I am going to outline next some simple advise for both new and old investors.  Many make very simple and basic mistakes when investing which is hurtful to them financially and to their portfolio.

  1. Make a Commitment:  If you put money in to invest, do not take money out.  If you are investing money that you really cannot afford and foresee in the future a need for that money, do not invest it.  Sometimes it takes a while to see a good return on your investment.  Frequently buying and selling like a day trader is highly discouraged.  This is just to risky.
  2. A good portfolio will consist of a good base of Mutual Fund investments, not a lot of Individual companies.  Why?  With an individual company you have all your eggs in one basket.  If the company does bad, then you do bad in your portfolio.  Mutual Funds provide a lot less risk and they have their assets spread out over many stocks, bonds, other mutual funds etc. so they can absorb a hit on an individual stock/company.  For a good balanced portfolio a good range of Mutual Funds is the best way to get started.
  3. But a good range of mutual funds when investing you should have some that focus on Large Cap Growth, Small Cap Growth, Short Term Bonds, Long Term Bonds, Emerging Market Funds etc.  Your Financial Advisor can help you find a good mix of differed Mutual Funds of which to add to your portfolio.
  4. Try to keep your Mutual Funds investments within the same Family of Funds.  But this I mean there are many good companies out there, some of which have thousands of separate funds to invest with.  One of my personal favorites is Franklin Templeton.  T. Rowe Price is another good family, and so is Fidelity.  Principle is a good family as well, but I find myself being more careful when making portfolio choices with them.  Why try to stay in the same family company?  Because after you hit certain levels in dollar amounts you invest they give you discounts.  Discounts are more money in your pocket instead of theirs.  Also when staying in a family of funds, if you find a mutual fund ends up being a dog and not meeting your expectation you can freely move that money to another fund within that family at NO cost to you.  Where if you moved to a different family of funds it would cost you some bucks.
  5. Should you use an Online Investment company:  The answer is simply NO for the new or average investor.  Do not get me wrong there are several good Online Investment companies.  I personally Scottrade.  But I do not consider myself the new or average investor.  E-Trade is another good company online as well.  These online companies can provide perks and cheap trading cost.  But the problem is they offer no financial advise to investors.  So unless you are an old pro and savvy investor, an online service is not the place for you to be.  I use Scottrade for what I call my "play money".  Yes, I know what I am doing on my own, but I have a totally different strategy investing using Scottrade than I have with my primary accounts which I use Chase Bank Investments which is a part of J.P. Morgan/Chase.
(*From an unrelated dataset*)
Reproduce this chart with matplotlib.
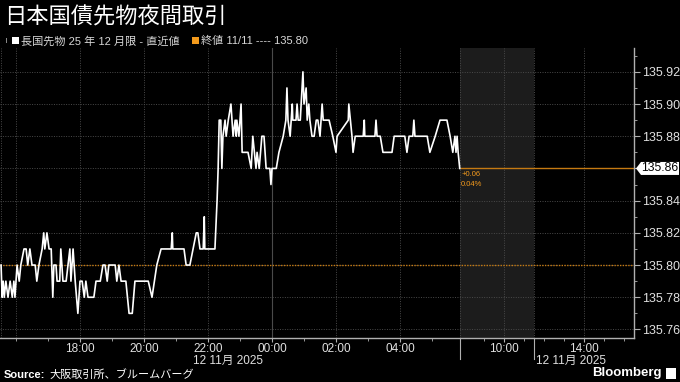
import matplotlib
matplotlib.use("Agg")
import matplotlib.pyplot as plt
import matplotlib.transforms as mtransforms
from matplotlib.patches import Rectangle, Polygon
from matplotlib.ticker import FixedLocator, FixedFormatter

plt.rcParams['font.family'] = ['Liberation Sans', 'Noto Sans CJK JP']

# night session trades (clock time, price)
times = ["15:32", "15:34", "15:36", "15:38", "15:41", "15:45", "15:49", "15:53", "15:56", "15:58",
         "16:02", "16:06", "16:09", "16:15", "16:19", "16:22", "16:26", "16:30", "16:36", "16:39",
         "16:43", "16:49", "16:52", "16:54", "16:58", "17:02", "17:06", "17:09", "17:11", "17:15",
         "17:17", "17:22", "17:24", "17:28", "17:34", "17:41", "17:43", "17:47", "17:51", "17:56",
         "18:00", "18:04", "18:08", "18:11", "18:15", "18:26", "18:30", "18:38", "18:43", "18:47",
         "18:51", "18:54", "19:06", "19:09", "19:13", "19:17", "19:26", "19:32", "19:38", "19:43",
         "20:08", "20:15", "20:24", "20:32", "20:51", "20:53", "20:54", "21:15", "21:19", "21:26",
         "21:32", "21:38", "21:41", "21:45", "21:51", "21:53", "21:54", "22:13", "22:17", "22:19",
         "22:21", "22:24", "22:26", "22:28", "22:32", "22:34", "22:38", "22:43", "22:45", "22:47",
         "22:51", "22:53", "22:54", "22:58", "23:02", "23:04", "23:15", "23:21", "23:24", "23:30",
         "23:32", "23:36", "23:41", "23:45", "23:49", "23:56", "23:58", "00:00", "00:08", "00:13",
         "00:21", "00:26", "00:28", "00:30", "00:34", "00:38", "00:39", "00:45", "00:47", "00:49",
         "00:53", "00:58", "01:00", "01:04", "01:06", "01:09", "01:11", "01:15", "01:19", "01:23",
         "01:26", "01:30", "01:32", "01:34", "01:36", "01:47", "01:54", "02:00", "02:02", "02:23",
         "02:24", "02:30", "02:32", "02:36", "02:51", "02:53", "02:54", "03:13", "03:15", "03:17",
         "03:23", "03:28", "03:45", "03:49", "04:09", "04:13", "04:17", "04:24", "04:26", "04:28",
         "04:51", "04:56", "05:06", "05:15", "05:28", "05:34", "05:39", "05:43", "05:45", "05:47",
         "05:49", "05:52"]
prices = [135.80, 135.78, 135.79, 135.78, 135.79, 135.78, 135.79, 135.78, 135.79, 135.78,
          135.80, 135.79, 135.80, 135.81, 135.81, 135.80, 135.81, 135.80, 135.80, 135.79,
          135.80, 135.81, 135.82, 135.81, 135.82, 135.81, 135.81, 135.78, 135.80, 135.80,
          135.79, 135.79, 135.81, 135.79, 135.79, 135.81, 135.79, 135.81, 135.79, 135.77,
          135.79, 135.79, 135.78, 135.79, 135.78, 135.78, 135.79, 135.79, 135.80, 135.80,
          135.79, 135.80, 135.80, 135.79, 135.80, 135.79, 135.79, 135.77, 135.77, 135.79,
          135.79, 135.78, 135.80, 135.81, 135.81, 135.82, 135.81, 135.81, 135.80, 135.80,
          135.81, 135.82, 135.82, 135.81, 135.81, 135.83, 135.81, 135.81, 135.84, 135.86,
          135.89, 135.89, 135.86, 135.88, 135.89, 135.88, 135.89, 135.90, 135.89, 135.88,
          135.89, 135.88, 135.89, 135.88, 135.90, 135.87, 135.87, 135.86, 135.88, 135.86,
          135.87, 135.86, 135.88, 135.88, 135.86, 135.86, 135.85, 135.86, 135.86, 135.87,
          135.88, 135.89, 135.91, 135.89, 135.88, 135.90, 135.89, 135.89, 135.90, 135.89,
          135.89, 135.92, 135.90, 135.91, 135.89, 135.90, 135.89, 135.88, 135.88, 135.89,
          135.89, 135.88, 135.89, 135.90, 135.89, 135.89, 135.88, 135.87, 135.88, 135.89,
          135.90, 135.88, 135.87, 135.88, 135.88, 135.89, 135.88, 135.88, 135.89, 135.88,
          135.88, 135.87, 135.87, 135.88, 135.88, 135.87, 135.88, 135.88, 135.89, 135.88,
          135.88, 135.87, 135.88, 135.89, 135.89, 135.88, 135.87, 135.88, 135.87, 135.88,
          135.87, 135.86]

prev_close = 135.80
night_ticks = ["18:00", "20:00", "22:00", "00:00", "02:00", "04:00"]
day_ticks = ["10:00", "14:00"]
y_ticks = [135.76, 135.78, 135.80, 135.82, 135.84, 135.86, 135.88, 135.90, 135.92]

W, H = 680, 382
ORANGE = '#f39a1c'
LINE_ORANGE = '#c57a12'


def hours(s):
    h, m = s.split(":")
    return int(h) + int(m) / 60


# night session on a continuous axis (hours after midnight of day before)
def night_pos(s):
    v = hours(s)
    return v + 24 if v < 12 else v


# day session squeezed onto the right hand part of the axis
def day_pos(s):
    return 30 + (hours(s) - 8) * 0.625


x = [night_pos(t) for t in times]
last = prices[-1]
x0, x1 = night_pos("15:30"), day_pos("16:30")
gray_end = day_pos("11:30")

fig = plt.figure(figsize=(W / 100, H / 100), dpi=100, facecolor='black')
ax = fig.add_axes([0, 44 / H, 634 / W, 290 / H])
ax.set_facecolor('black')
ax.set_xlim(x0, x1)
ax.set_ylim(135.7547, 135.9348)

ax.axvspan(x[-1], gray_end, color='#1c1c1c', zorder=0, lw=0)

# grid
grid_x = [night_pos("16:00")] + [night_pos(t) for t in night_ticks] + [day_pos(t) for t in day_ticks]
grid_x += [x[-1], gray_end]
for gx in grid_x:
    if gx == night_pos("00:00"):
        ax.axvline(gx, color='#4a4a4a', lw=0.8, zorder=1)
    else:
        ax.axvline(gx, color='#4a4a4a', lw=0.7, ls=(0, (1, 1.5)), zorder=1)
ax.axvline(x0 + 0.02, color='#4a4a4a', lw=0.7, ls=(0, (1, 1.5)), zorder=1)
for gy in y_ticks:
    ax.axhline(gy, color='#4a4a4a', lw=0.7, ls=(0, (1, 1.5)), zorder=1)

ax.axhline(prev_close, color=LINE_ORANGE, lw=1.0, ls=(0, (1, 1)), zorder=2)
ax.hlines(last, x[-1], x1, color=LINE_ORANGE, lw=1.0, zorder=2)
ax.plot(x, prices, color='white', lw=1.2, zorder=3)

chg = last - prev_close
pct = chg / prev_close * 100
ax.annotate("+%.2f" % chg, (x[-1], last), xytext=(1, -2), textcoords='offset points',
            color=ORANGE, fontsize=5.5, va='top', ha='left')
ax.annotate("%.2f%%" % pct, (x[-1], last), xytext=(1, -9), textcoords='offset points',
            color=ORANGE, fontsize=5.5, va='top', ha='left')

# axes styling
for s in ['top', 'left']:
    ax.spines[s].set_visible(False)
ax.spines['right'].set_color('#b0b0b0')
ax.spines['bottom'].set_color('#b0b0b0')
ax.spines['right'].set_linewidth(1.0)
ax.spines['bottom'].set_linewidth(1.0)

ax.yaxis.tick_right()
ax.yaxis.set_major_locator(FixedLocator(y_ticks))
ax.yaxis.set_major_formatter(FixedFormatter(["" if abs(v - last) < 1e-9 else "%.2f" % v for v in y_ticks]))
ax.yaxis.set_minor_locator(FixedLocator([round(135.75 + 0.01 * i, 2) for i in range(19)]))

xt = [night_pos(t) for t in night_ticks] + [day_pos(t) for t in day_ticks]
ax.xaxis.set_major_locator(FixedLocator(xt))
ax.xaxis.set_major_formatter(FixedFormatter(night_ticks + day_ticks))
minor_x = [float(h) for h in range(16, 30)] + [day_pos("%02d:00" % h) for h in range(9, 17)]
ax.xaxis.set_minor_locator(FixedLocator(minor_x))

ax.tick_params(axis='both', which='major', colors='#b0b0b0', labelcolor='#e0e0e0',
               labelsize=9, length=4, width=0.8, pad=2)
ax.tick_params(axis='x', which='major', length=3, pad=0.3, labelsize=8.5)
ax.tick_params(axis='both', which='minor', colors='#b0b0b0', length=2, width=0.6)

# session separators below axis
trans = mtransforms.blended_transform_factory(ax.transData, ax.transAxes)
for sx in [x[-1], gray_end]:
    ax.plot([sx, sx], [0, -0.072], transform=trans, clip_on=False, color='#b0b0b0', lw=0.8)

# last value tag (white box with a small pointer)
fig.canvas.draw()
ty = fig.transFigure.inverted().transform(ax.transData.transform((x1, last)))[1] * H
tag = [(636, ty), (641, ty - 6.5), (679, ty - 6.5), (679, ty + 6.5), (641, ty + 6.5)]
fig.patches.append(Polygon([(px / W, py / H) for px, py in tag], closed=True,
                           transform=fig.transFigure, fc='white', ec='none'))
fig.text(641 / W, ty / H, "%.2f" % last, color='black', fontsize=8.8, va='center', ha='left')

# outside texts
fig.text(193 / W, 1 - 361 / H, "12 11月 2025", color='#e0e0e0', fontsize=8.5, va='center')
fig.text(536 / W, 1 - 361 / H, "12 11月 2025", color='#e0e0e0', fontsize=8.5, va='center')

fig.text(4 / W, 1 - 17 / H, "日本国債先物夜間取引", color='white', fontsize=16, va='center',
         family=['Noto Sans CJK JP'])
fig.patches.append(Rectangle((12 / W, 1 - 44 / H), 7 / W, 7 / H, transform=fig.transFigure,
                             fc='white', ec='none'))
fig.patches.append(Rectangle((6 / W, 1 - 43 / H), 1 / W, 5 / H, transform=fig.transFigure,
                             fc='#888888', ec='none'))
fig.text(21 / W, 1 - 41 / H, "長国先物 25 年 12 月限 - 直近値", color='#d8d8d8', fontsize=8, va='center')
fig.patches.append(Rectangle((192 / W, 1 - 44 / H), 7 / W, 7 / H, transform=fig.transFigure,
                             fc=ORANGE, ec='none'))
fig.text(201 / W, 1 - 41 / H, "終値 11/11 ---- %.2f" % prev_close, color='#d8d8d8', fontsize=8, va='center')

fig.text(4 / W, 1 - 375 / H, "Source:", color='white', fontsize=8, weight='bold', va='center')
fig.text(49 / W, 1 - 375 / H, "大阪取引所、ブルームバーグ", color='white', fontsize=8, va='center')
fig.text(662 / W, 1 - 373 / H, "Bloomberg", color='white', fontsize=9.5, weight='bold',
         va='center', ha='right')
fig.patches.append(Rectangle((666 / W, 1 - 379 / H), 10 / W, 11 / H, transform=fig.transFigure,
                             fc='white', ec='none'))

fig.savefig("out.png", dpi=100, facecolor='black')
  6. Make sure you get a good financial advisor with a good company.  There are many good investment companies and remember that stockbrokers are a dime a dozen.  Find a good company and financial advisor that works for you.  If they are only giving you advise to invest in the products of the company that they represent, then run fast and find a different stockbroker and perhaps a different company to deal with.  If your stockbroker is not willing to look at your suggestion and strictly advises investments/mutual funds held within their companies umbrella this is definitely NOT in your best interest and you need to move on and find someone else.
  7. Mutual Funds are the base of any good and safe portfolio.  For the new or average investor starting out I suggest that you work your way towards building that base with well rounded, moderate risk growth funds to start out with.  A mutual fund with 100% stocks in it is lots more volatile and carries a higher risk.  But they certainly have their place, but not in a new or building portfolio.  I have a high risk 100% stock mutual fund (AMANX) in my portfolio and it is blowing the roof off my portfolio with a 78% gain since I purchased it PRIOR to the 2008 recession.  It survived the recession pretty well and surged to be the top performing mutual fund in my portfolio at this time.  It is a Large Cap mutual fund and Large Cap funds are doing great right now due to the record breaking markets.  But for the new investor building their base in their portfolio I suggest getting two to three good blend mutual funds to get started.  As you build them to a good level then think about branching out into specific mutual fund markets such as Large Cap funds, Small cap funds, Bonds funds, and Emerging Market funds.  A good blend mutual fund will give you a little of everything and is a much safer risk to you when starting your portfolio or as you build a good base.
  8. When is the best time to invest?  The simple answer is ALWAYS!  There is no bad time to start investing.  But the best thing you can do is again make a commitment.  Find in your budget what you can afford to invest on a monthly basis.  Even small amounts of $25 to $100 is good.  But more is always better if your household budget allows.  DO NOT invest money you really cannot afford.  Putting money in should always stay there.  This is your future and your retirement.
  9. What does it cost to get started investing in Mutual Funds?  The cost is pretty reasonable for the average person ready to begin investing.  I know for most Mutual Funds, especially within the Franklin Funds family it is usually a minimum one time investment of $1000.00 to get started.  But after the initial buy in, you can invest any amount you wish whenever you wish.  Most funds are like this, but I have seen some that are lots less to get started even a $1.00 initial investment and others as high as $10,000.00.  But the normal initial buy in to get started is usually $1,000.00.  After an initial buy in you can invest monthly as little or as much to the Mutual Fund that fits into your budget.
I will continue to write in this blog on a fairly regular basis as to stock tips, hot stocks and mutual funds and give you my opinion for consideration. Of course any advise I give is purely my opinion.  I am NOT a licensed stockbroker and any advise you read in this blog should be reviewed with your financial advisor before making any final decision in your portfolio.